May 30 2019 12:00 AM

A safety organization has updated its worker training materials in hopes of preventing electricity-related injuries and deaths.

The Electrical Safety Foundation International is trying to cut the number of workers injured on the job by electrical accidents. According to the nonprofit educational and training organization based in Arlington, Virginia, more than 21,000 U.S. workers have been injured and 1,500 have died in workplace electrical accidents since 2008.

In response to those statistics, the Foundation has released updated safety training materials that include an extensive collection of free, downloadable instructional videos, infographics and practical tips, plus templates and tools employers can use.

“Sixty-four percent of all electrical fatalities on the job occur in occupations that traditionally receive little to no electrical training, such as landscapers, roofers, HVAC technicians, welders, plumbers and truck drivers,” explains ESFI president Brett Brenner. “Our goal is to help employees better understand how easily electrical safety can be incorporated into their daily routines, whether that work takes place in an office, on a job site or in a manufacturing setting.”

While electrical hazards are not the leading cause of on-the-job injuries, says Brenner, they are disproportionately fatal and costly. Fortunately, most on-the-job electrocutions and electrical injuries can be prevented with proper training. And, he stressed that all electrical work should be completed solely by qualified electrical workers.

Trained electrical workers know the requirements of NFPA 70, National Electrical Code, and are experienced in NFPA 70E, Standard for Electrical Safety in the Workplace. They follow strict safety principles that include daily inspections of the jobsite and equipment.

ESFI offers helpful safety materials including an infographic, entitled “Overhead Power Line Contact,” which explains what a worker should do in case a machine one is using contacts a power line. Safety resources also include an educational video, “Workplace Safety — Always Look Up,” available in English and Spanish.

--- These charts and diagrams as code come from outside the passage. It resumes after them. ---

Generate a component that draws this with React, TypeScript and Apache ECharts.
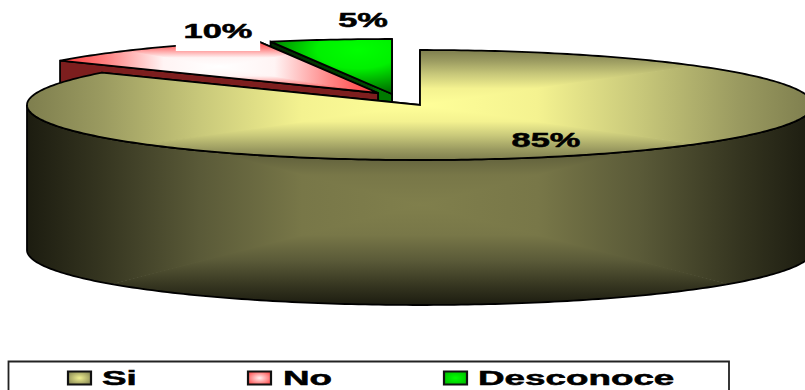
import React, { useEffect, useRef } from "react";
import * as echarts from "echarts";

// Survey answers, in percent, clockwise from twelve o'clock.
const sliceNames = ["Si", "No", "Desconoce"];
const sliceValues = [85, 10, 5];

// Pie geometry on the page.
const CX = 420;
const CY = 105;
const RX = 393;
const RY = 55;
const DEPTH = 145;

// Per-slice styling, in the same order as the data.
const shiftX = [0, -42, -28];
const shiftY = [0, -12, -11];
const stackOrder = [3, 2, 1];
const topStops: [number, string][][] = [
  [[0, "#FFFF99"], [0.3, "#F4F290"], [0.56, "#C8C87A"], [0.81, "#9A9A60"], [1, "#7E7E4E"]],
  [[0, "#FFFFFF"], [0.35, "#FFF4F4"], [0.7, "#FF8585"], [1, "#FF3838"]],
  [],
];
const sideStops: [number, string][] = [
  [0, "#807F4C"], [0.3, "#787748"], [0.56, "#5A5A38"], [0.81, "#353520"], [1, "#1C1C10"],
];
const edgeFill = ["#4A4A2A", "#7D1E1E", "#004000"];
const labelX = [546, 218, 363];
const labelY = [140.5, 31, 20.5];
const legendSwatchX = [68, 248, 444];
const legendTextX = [102, 283, 478];
const swatchCentre = ["#F0F090", "#FFF0F0", "#00FF00"];
const swatchEdge = ["#8A8A55", "#FF5050", "#00C000"];

const FONT = '"Liberation Sans", Arial, sans-serif';
const TEXT_STRETCH = 1.72;
const LEGEND_STRETCH = 1.84;

type Pt = [number, number];

const rimPoint = (deg: number, dx = 0, dy = 0): Pt => {
  const a = (deg * Math.PI) / 180;
  return [CX + dx + RX * Math.sin(a), CY + dy - RY * Math.cos(a)];
};

const arc = (from: number, to: number, dx = 0, dy = 0): Pt[] => {
  const steps = Math.max(2, Math.ceil(Math.abs(to - from)));
  const pts: Pt[] = [];
  for (let i = 0; i <= steps; i++) pts.push(rimPoint(from + ((to - from) * i) / steps, dx, dy));
  return pts;
};

const lowered = (pts: Pt[]): Pt[] => pts.map(([x, y]) => [x, y + DEPTH] as Pt).reverse();

const gradStops = (stops: [number, string][]) => stops.map(([offset, color]) => ({ offset, color }));

// Box-shaped shading: four wedges from the centre of a bounding box, each with
// a linear ramp running out to its own side.
const boxShaded = (
  points: Pt[],
  box: { x0: number; y0: number; x1: number; y1: number },
  stops: [number, string][],
  z2: number,
) => {
  const mx = (box.x0 + box.x1) / 2;
  const my = (box.y0 + box.y1) / 2;
  const { x0, y0, x1, y1 } = box;
  const e = 1.5;
  const wedges: { tri: Pt[]; to: Pt }[] = [
    { tri: [[mx, my + e], [x0 - e, y0 - e], [x1 + e, y0 - e]], to: [mx, y0] },
    { tri: [[mx, my - e], [x0 - e, y1 + e], [x1 + e, y1 + e]], to: [mx, y1] },
    { tri: [[mx + e, my], [x0 - e, y0 - e], [x0 - e, y1 + e]], to: [x0, my] },
    { tri: [[mx - e, my], [x1 + e, y0 - e], [x1 + e, y1 + e]], to: [x1, my] },
  ];
  return wedges.map(({ tri, to }) => ({
    type: "polygon",
    shape: { points },
    z2,
    silent: true,
    style: {
      fill: new echarts.graphic.LinearGradient(mx, my, to[0], to[1], gradStops(stops), true),
      stroke: null,
    },
    clipPath: { type: "polygon", shape: { points: tri } },
  }));
};

const outline = (points: Pt[], z2: number) => ({
  type: "polygon",
  shape: { points },
  z2,
  silent: true,
  style: { fill: "none", stroke: "#000", lineWidth: 1.8, lineJoin: "miter" },
});

const bounds = (pts: Pt[]) => ({
  x0: Math.min(...pts.map((p) => p[0])),
  y0: Math.min(...pts.map((p) => p[1])),
  x1: Math.max(...pts.map((p) => p[0])),
  y1: Math.max(...pts.map((p) => p[1])),
});

const renderSlice = (params: any, api: any) => {
  const i = params.dataIndex;
  const value = api.value(0);
  const total = sliceValues.reduce((s, v) => s + v, 0);
  const before = sliceValues.slice(0, i).reduce((s, v) => s + v, 0);
  const start = (before / total) * 360;
  const end = start + (value / total) * 360;
  const dx = shiftX[i];
  const dy = shiftY[i];
  const z = stackOrder[i] * 10;
  const apex: Pt = [CX + dx, CY + dy];
  const rim = arc(start, end, dx, dy);
  const top: Pt[] = [apex, ...rim];
  const children: any[] = [];

  // Cut faces along the two radial edges; the clockwise-end face goes underneath.
  const first = rim[0];
  const last = rim[rim.length - 1];
  const cutFill =
    i === 2
      ? new echarts.graphic.LinearGradient(270, 0, 392, 0, [
          { offset: 0, color: "#002A00" },
          { offset: 0.8, color: "#004800" },
          { offset: 0.9, color: "#007A00" },
          { offset: 1, color: "#007A00" },
        ], true)
      : edgeFill[i];
  [last, first].forEach((p, k) => {
    const face: Pt[] = [apex, p, [p[0], p[1] + DEPTH], [apex[0], apex[1] + DEPTH]];
    children.push({
      type: "polygon",
      shape: { points: face },
      z2: z + k,
      silent: true,
      style: { fill: cutFill, stroke: "#000", lineWidth: 1.8 },
    });
  });

  // Curved outer wall, only where it faces the viewer.
  const wallFrom = Math.max(start, 90);
  const wallTo = Math.min(end, 270);
  if (wallTo > wallFrom) {
    const upper = arc(wallFrom, wallTo, dx, dy);
    const wall = [...upper, ...lowered(upper)];
    const wallBox = { x0: CX - RX, y0: CY, x1: CX + RX, y1: CY + RY + DEPTH };
    children.push(...boxShaded(wall, wallBox, sideStops, z + 3));
    children.push(outline(wall, z + 4));
  }

  // Top face.
  if (i === 2) {
    children.push({
      type: "polygon",
      shape: { points: top },
      z2: z + 5,
      silent: true,
      style: {
        fill: new echarts.graphic.RadialGradient(0.72, 0.2, 0.85, [
          { offset: 0, color: "#00FF00" },
          { offset: 0.4, color: "#00F000" },
          { offset: 1, color: "#006000" },
        ]),
      },
    });
  } else {
    const box = i === 0 ? { x0: CX - RX, y0: CY - RY, x1: CX + RX, y1: CY + RY } : bounds(top);
    children.push(...boxShaded(top, box, topStops[i], z + 5));
  }
  children.push(outline(top, z + 6));

  // Percentage label; the No label sits on a white plate that hides the rim behind it.
  children.push({
    type: "text",
    x: labelX[i],
    y: labelY[i],
    scaleX: TEXT_STRETCH,
    z2: i === 1 ? 50 : 60,
    silent: true,
    style: {
      text: `${value}%`,
      x: 0,
      y: 0,
      align: "center",
      verticalAlign: "middle",
      font: `bold 20px ${FONT}`,
      fill: "#000",
      stroke: "#000",
      lineWidth: 0.5,
      ...(i === 1 ? { backgroundColor: "#fff", padding: [10, 4.5, 10, 4.5] } : {}),
    },
  });

  // Legend entry.
  children.push({
    type: "rect",
    shape: { x: legendSwatchX[i], y: 371.5, width: 23, height: 13 },
    z2: 70,
    silent: true,
    style: {
      fill: new echarts.graphic.RadialGradient(0.5, 0.5, 0.6, [
        { offset: 0, color: swatchCentre[i] },
        { offset: 1, color: swatchEdge[i] },
      ]),
      stroke: "#111",
      lineWidth: 2.2,
    },
  });
  children.push({
    type: "text",
    x: legendTextX[i],
    y: 377.5,
    scaleX: LEGEND_STRETCH,
    z2: 70,
    silent: true,
    style: {
      text: sliceNames[i],
      x: 0,
      y: 0,
      align: "left",
      verticalAlign: "middle",
      font: `bold 20px ${FONT}`,
      fill: "#000",
      stroke: "#000",
      lineWidth: 0.5,
    },
  });

  return { type: "group", children };
};

export default function App() {
  const ref = useRef<HTMLDivElement>(null);
  useEffect(() => {
    const chart = echarts.init(ref.current!, undefined, { renderer: "svg" });
    chart.setOption({
      animation: false,
      backgroundColor: "#fff",
      tooltip: { show: false },
      graphic: [
        {
          type: "rect",
          shape: { x: 8.5, y: 361.5, width: 720.5, height: 40 },
          style: { fill: "#fff", stroke: "#222", lineWidth: 1.8 },
          z: 0,
          silent: true,
        },
      ],
      series: [
        {
          type: "custom",
          coordinateSystem: "none",
          silent: true,
          clip: false,
          z: 5,
          renderItem: renderSlice,
          data: sliceNames.map((name, i) => ({ name, value: [sliceValues[i]] })),
        },
      ],
    });
    return () => chart.dispose();
  }, []);
  return (
    <div style={{ position: "fixed", left: 0, top: 0, width: 805, height: 390, overflow: "hidden" }}>
      <div ref={ref} style={{ width: 805, height: 390 }} />
    </div>
  );
}
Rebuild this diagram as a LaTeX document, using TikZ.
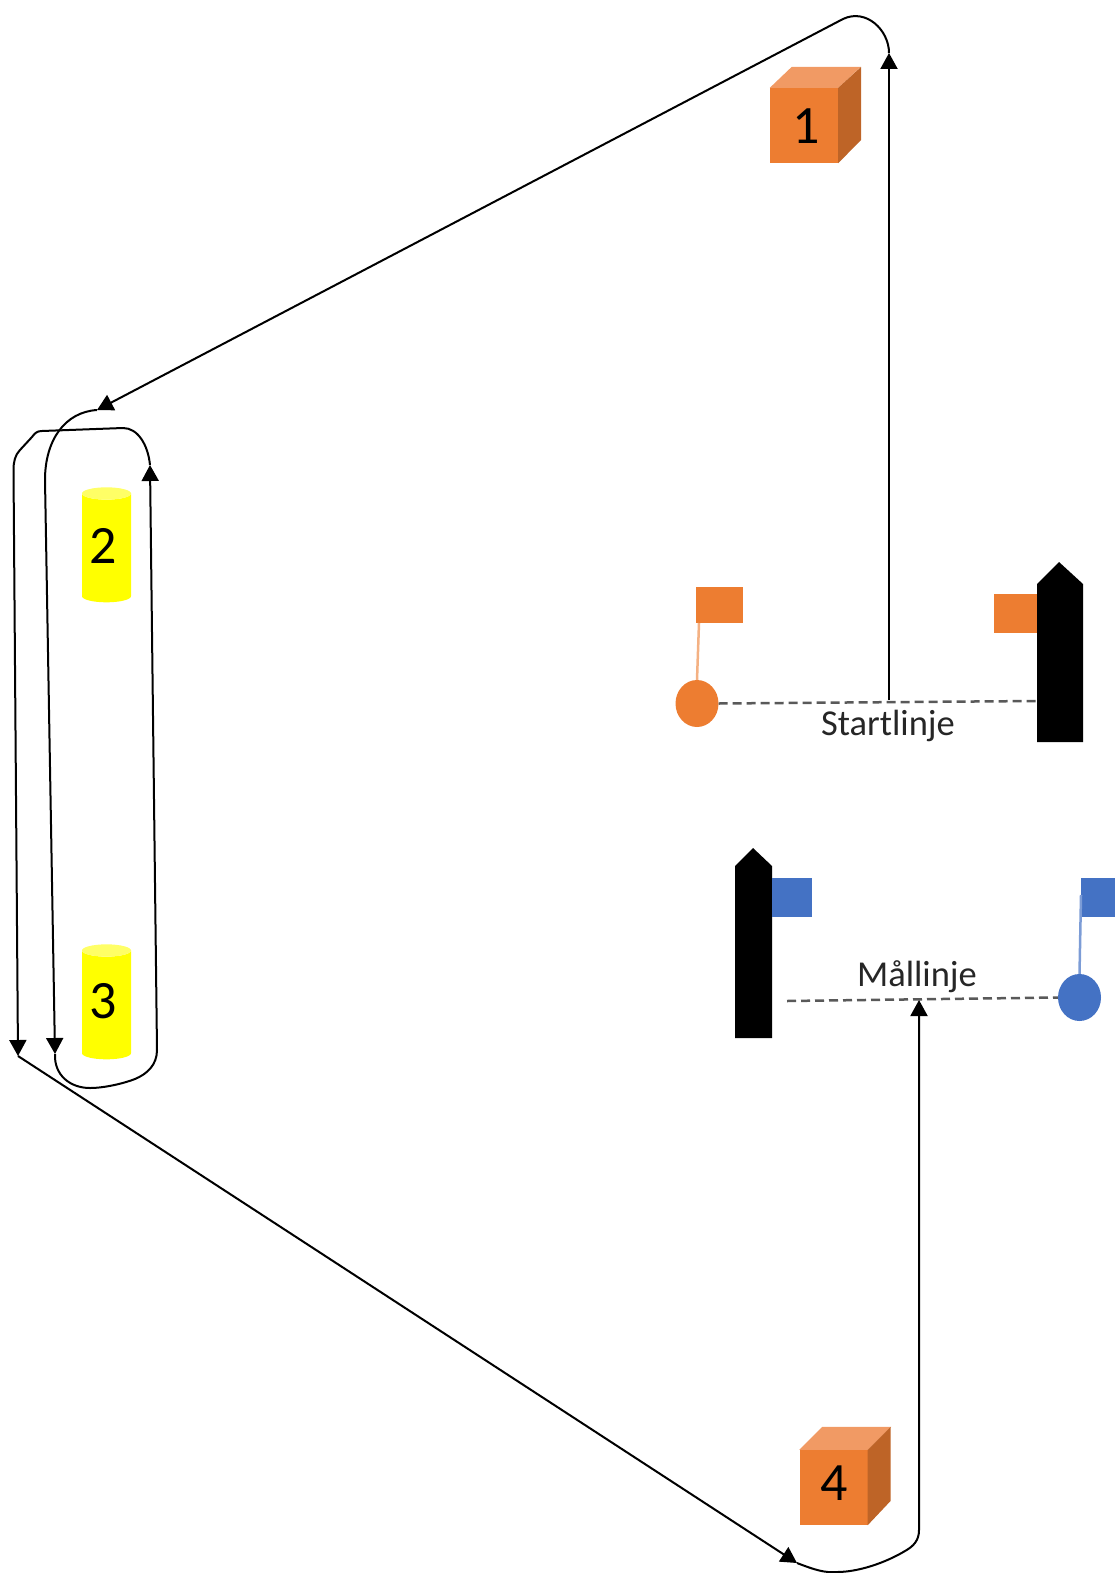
\documentclass[tikz,border=0pt]{standalone}
\usepackage{fontspec}
\setmainfont{Carlito}
\usepackage{xcolor}
\usetikzlibrary{shapes.geometric}
\usetikzlibrary{arrows.meta}
\definecolor{markorange}{HTML}{ED7D31}
\definecolor{marktop}{HTML}{F19A64}
\definecolor{markside}{HTML}{BE6427}
\definecolor{markblue}{HTML}{4472C4}
\definecolor{markyellow}{HTML}{FFFF00}
\definecolor{markcap}{HTML}{FFFF66}
\tikzset{
  route/.style={line width=2pt, black, line join=round},
  routearrow/.style={route, -{Triangle[length=16pt,width=17pt]}},
  linedash/.style={line width=2.5pt, black!65, dash pattern=on 9pt off 5pt},
  crate/.style={rectangle, fill=markorange, inner sep=0pt, minimum width=68pt, minimum height=75pt},
  barrel/.style={cylinder, shape border rotate=90, aspect=0.45, cylinder uses custom fill, cylinder body fill=markyellow, cylinder end fill=markcap, inner sep=0pt, minimum width=49pt, minimum height=115pt, font=\fontsize{54}{60}\selectfont},
  numeral/.style={inner sep=0pt, font=\fontsize{54}{60}\selectfont},
  buoy/.style={ellipse, inner sep=0pt, minimum width=43pt, minimum height=47pt},
  flagbox/.style={rectangle, inner sep=0pt},
  linetext/.style={inner sep=0pt, text=black!85, font=\fontsize{36.5}{42}\selectfont},
}
\begin{document}
\begin{tikzpicture}[x=1pt,y=-1pt]
\useasboundingbox (0,0) rectangle (1115,1573);
%%% The four marks of the course
\node (cube1) [crate] at (804,125.5) {};
\fill[marktop] (cube1.north west) -- ++(22,-21) -- ++(69,0) -- (cube1.north east) -- cycle;
\fill[markside] (cube1.north east) -- ++(23,-21) -- ++(0,73) -- (cube1.south east) -- cycle;
\node (num1) [numeral] at (806,126.5) {1};
\node (barrel2) [barrel] at (106.5,548) {\phantom{2}};
\node (num2) [numeral] at (103,546) {2};
\node (barrel3) [barrel] at (106.5,1005) {\phantom{3}};
\node (num3) [numeral] at (103,1001) {3};
\node (cube4) [crate] at (833.5,1487.5) {};
\fill[marktop] (cube4.north west) -- ++(23,-23) -- ++(69,0) -- (cube4.north east) -- cycle;
\fill[markside] (cube4.north east) -- ++(23,-23) -- ++(0,74) -- (cube4.south east) -- cycle;
\node (num4) [numeral] at (834,1483) {4};
%%%%%% The start line
\node (startflag) [flagbox, fill=markorange, minimum width=47pt, minimum height=36pt] at (719.5,605) {};
\node (startbuoy) [buoy, fill=markorange] at (697,703.5) {};
\draw[line width=2.5pt, markorange!60] (startbuoy.north) -- (699,623);
\fill[black] (1037,742) -- (1037,584) -- (1059,562) -- (1083,584) -- (1083,742) -- cycle;
\node (startboatflag) [flagbox, fill=markorange, minimum width=43pt, minimum height=39pt] at (1015.5,613.5) {};
\coordinate (startboat) at (1037,701);
\draw[linedash] (startbuoy.east) -- (startboat);
\node (startlabel) [linetext] at (888,726) {Startlinje};
%%%%%% The finish line
\fill[black] (735,1038) -- (735,866) -- (753,848) -- (772,866) -- (772,1038) -- cycle;
\node (finishboatflag) [flagbox, fill=markblue, minimum width=40pt, minimum height=39pt] at (792,897.5) {};
\node (finishflag) [flagbox, fill=markblue, minimum width=34pt, minimum height=39pt] at (1098,897.5) {};
\node (finishbuoy) [buoy, fill=markblue] at (1079.5,997.5) {};
\draw[line width=2.5pt, markblue!70] (finishbuoy.north) -- (1081,895);
\coordinate (finishboat) at (787,1001);
\draw[linedash] (finishboat) -- (finishbuoy.west);
\node (finishlabel) [linetext] at (917,977) {Mållinje};
%%%%%% The points where the route changes direction
\coordinate (startcross) at (889,700);
\coordinate (turn1) at (889,53);
\coordinate (peak1) at (843,19);
\coordinate (turn2) at (97,410);
\coordinate (down2) at (45,480);
\coordinate (turn3) at (55,1054);
\coordinate (up3) at (157,1050);
\coordinate (turn4) at (150,465);
\coordinate (over4) at (123,428);
\coordinate (back4) at (42,431);
\coordinate (down4) at (13.5,470);
\coordinate (turn5) at (18,1056);
\coordinate (turn6) at (797,1563);
\coordinate (up6) at (919,1530);
\coordinate (finishcross) at (919,1000);
%%%% The route from the start line to the finish line
\draw[routearrow] (startcross) -- (turn1);
\draw[routearrow] (turn1) .. controls (889,30) and (866,8) .. (peak1) -- (turn2);
\draw[routearrow] (turn2) .. controls (65,412) and (45,440) .. (down2) -- (turn3);
\draw[routearrow] (turn3) .. controls (54,1075) and (70,1088) .. (90,1088) .. controls (105,1088) and (125,1083) .. (135,1079) .. controls (147,1074) and (157,1065) .. (up3) -- (turn4);
\draw[routearrow] (turn4) .. controls (148,445) and (138,428) .. (over4) -- (back4) .. controls (37,431) and (35,433) .. (32,437) -- (20,450) .. controls (15,455) and (13.5,462) .. (down4) -- (turn5);
\draw[routearrow] (turn5) -- (turn6);
\draw[routearrow] (turn6) .. controls (815,1570) and (825,1573) .. (837,1572) .. controls (858,1572) and (885,1563) .. (905,1551) .. controls (914,1546) and (919,1540) .. (up6) -- (finishcross);
\end{tikzpicture}
\end{document}
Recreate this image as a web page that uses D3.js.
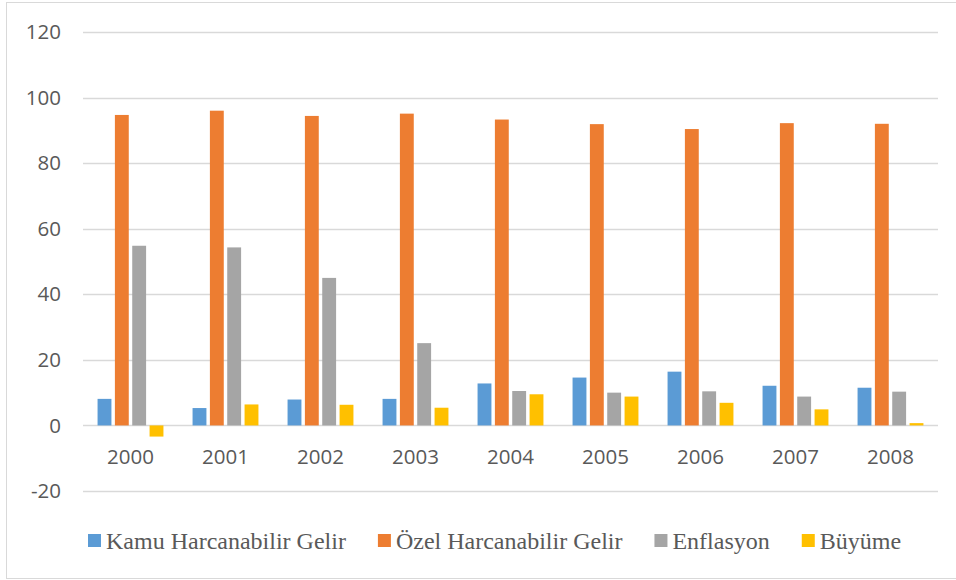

“Employees are the greatest value of any business, and we want to ensure everyone practices jobsite safety,” concludes Brenner. “Electrical danger is one of the leading causes of workplace injuries and fatalities. We want all workers to practice safety assessments and learn when to stop work to avoid becoming a statistic.”

ESFI was founded in 1994 as a cooperative effort by the National Electrical Manufacturers Association, Underwriters Laboratories and the U.S. Consumer Product Safety Commission. For ESFI’s complete collection of workplace safety resources and for more information on how to use them, visit https://www.esfi.org/workplace-safety.

In the meantime, below are some electrical safety tips from ESFI’s experts.


Before starting work:

  • Perform a risk assessment before starting any job.
  • Ensure that all electrical conductors and circuit parts are in an electrically safe working condition.
  • Gather all the necessary tools to complete a project before starting.
  • Ensure that all the necessary parts of a machine are properly guarded to reduce the likelihood of electrical contact or arcing faults.
  • Ask your employer for the necessary training and experience for a project to reduce the risk of injury.


Overhead power line safety:

  • Locate all power lines before starting any work.
  • Keep yourself and your equipment at least 10 feet away from all overhead power lines.
  • Never touch anything in contact with a power line.
  • Be wary of any fencing near power lines, as fences can conduct electricity if they touch power lines.
  • Carry ladders horizontally to reduce the risk of touching power lines.
  • Do not spray water or liquid cleaners near any power lines.
  • Stay 35 feet away from any fallen power lines.